The first explanation is a blind ideological commitment to outsourcing, that private is always better than public even when it’s blindingly obvious that the public sector needs to intervene. The second is that they’re preoccupied with infighting over Brexit.

 

The public purse, the staff, recipients of Carillion’s services and the pension fund are all suffering as a consequence of public failure.

Whilst the Assistant General Secretary of Unite, Gail Catrmail, said of the Tories’ decision:

The government’s catalogue of failures with regards to Carillion is growing by the day. By failing to ensure an orderly break up of Carillion they have cost the taxpayer millions of pounds in insolvency costs and redundancy payments.

 

It also meant that sub-contractors continued to provide goods and services to Carillion which they will never be paid for which has resulted in workers losing their jobs and companies going to the wall.

 

This is yet another reason why we need a full public inquiry into Carillion’s collapse so that all the relevant information is placed in the open and those responsible for this terrible mess are named and shamed.”

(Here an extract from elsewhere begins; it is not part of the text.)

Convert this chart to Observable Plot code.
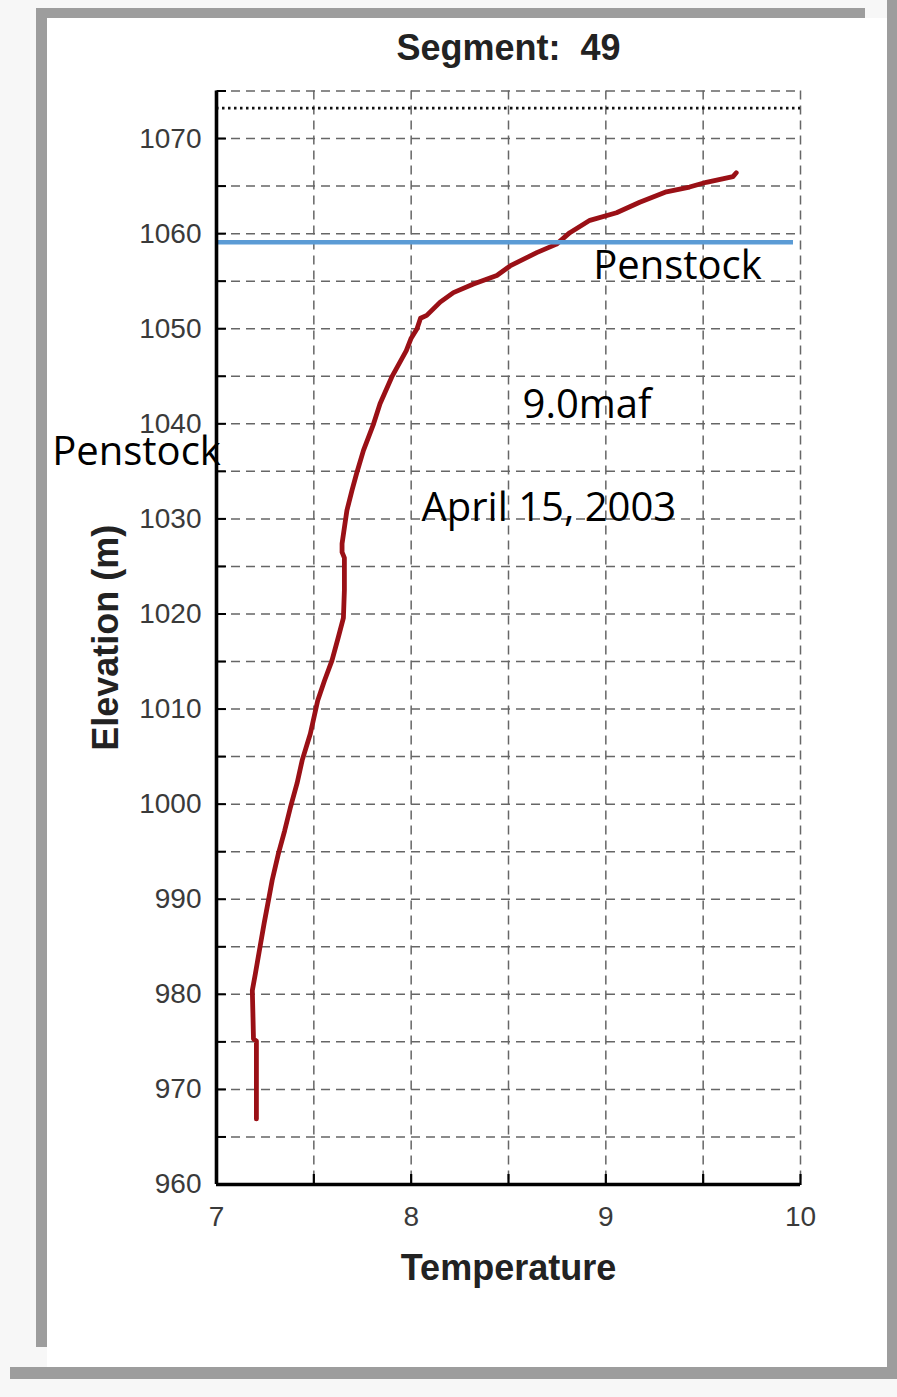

The government have set aside £150m of taxpayer’s money to deal with the collapse of Carillion – of which, £50m has already been spent.

And whilst there is no certainly that EY’s plans would have been successful in raising the exact amount projected by their proposal, had the government implemented the plans before Carillion’s shares became worthless, the taxpayer burden would almost certainly have been significantly less than it now is.